I racconti che preferisco della raccolta sono senza dubbio quello della citazione sopra, Il museo di Reims, Fuga e Di legno e di tela. Sono i tre racconti più storici e, allo stesso tempo, più ucronici. In “Il museo di Reims” assistiamo alla visita di un personaggio che sta perdendo la vista a una immaginaria copia de “La morte di Marat” di Jacques-Louis David, che si dice custodita a Reims; in “Fuga” un ragazzino finisce per caso nel cimitero di Santa Maria del Popolo a Napoli dove un immaginario (reale? fantastico?) custode lo aiuterà a scappare da una minaccia di morte; in “Di legno e di tela” saliamo a bordo di un idrovolante Caproni del 1935 insieme al pilota Gerolamo Gavazzi [in questo caso probabilmente si tratta della rielaborazione di un vero volo sul lago di Como] per quello che è anche un volo di ricognizione sulla letteratura italiana dedicata all’aeronautica.
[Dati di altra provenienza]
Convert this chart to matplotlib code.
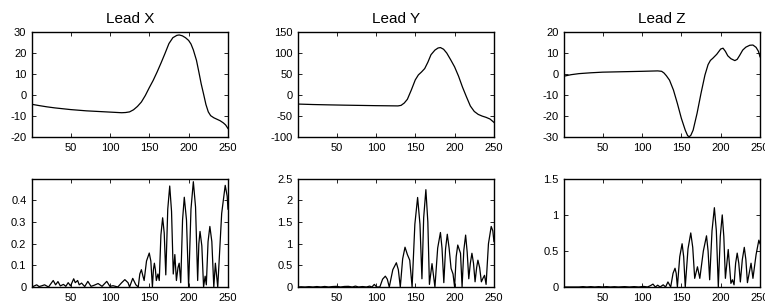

Va beh, come sono allora ‘sti racconti? Abbiamo capito non mettono allegria. Perché dovrei leggere Del Giudice? Perché ti passa la voglia di scrivere (se avete di queste folli ambizioni) da quanto era bravo, si è messi di fronte all’evidenza di un talento per la scrittura immediatamente percepibile. Una precisione chirurgica nella costruzione della frase e nella struttura del racconto, l’equivalente letterario di vedere una mostra di una selezione di dipinti del Canaletto. Come scrive Tiziano Scarpa nella prefazione alla raccolta: “Quanto più si è oggettivi, tanto più si è malinconici. È questa la mania di Daniele Del Giudice. I suoi personaggi spesso cercano di recuperare l’irrecuperabile, che si manifesta nel tempo della sparizione. In loro la disperazione non grida mai, ma a volte può abbandonarsi al rammarico”
A ogni modo, consigliato a chi è affascinato dalla Storia (i tre racconti sopra); certi racconti – “Dillon Bay”, “Mercanti del Tempo”, «Com’è adesso!» – invece sarebbero stati il nucleo di una raccolta persino di genere, un fantastico al limite con la fantascienza. A un certo punto, per darvi un’idea, ho pensato agli otto racconti di Ted Chiang che compongono il suo “Storie della tua vita”. Tornando a Del Giudice, c’è anche spazio per un giallo destrutturato come “L’orecchio assoluto”, dove ti aspetti da un momento all’altro salti fuori un investigatore alla Agatha Christie o alla Arthur Conan Doyle. Altri semplicemente dimostrano la bravura di Del Giudice anche nel brevissimo: “Popiove”, “Naufragio con quadro”, “Ritornare a Sud”. E naturalmente c’è anche spazio per racconti con cui non sono entrato in sintonia ma li lascerò scoprire a voi, se mai affronterete questa lettura.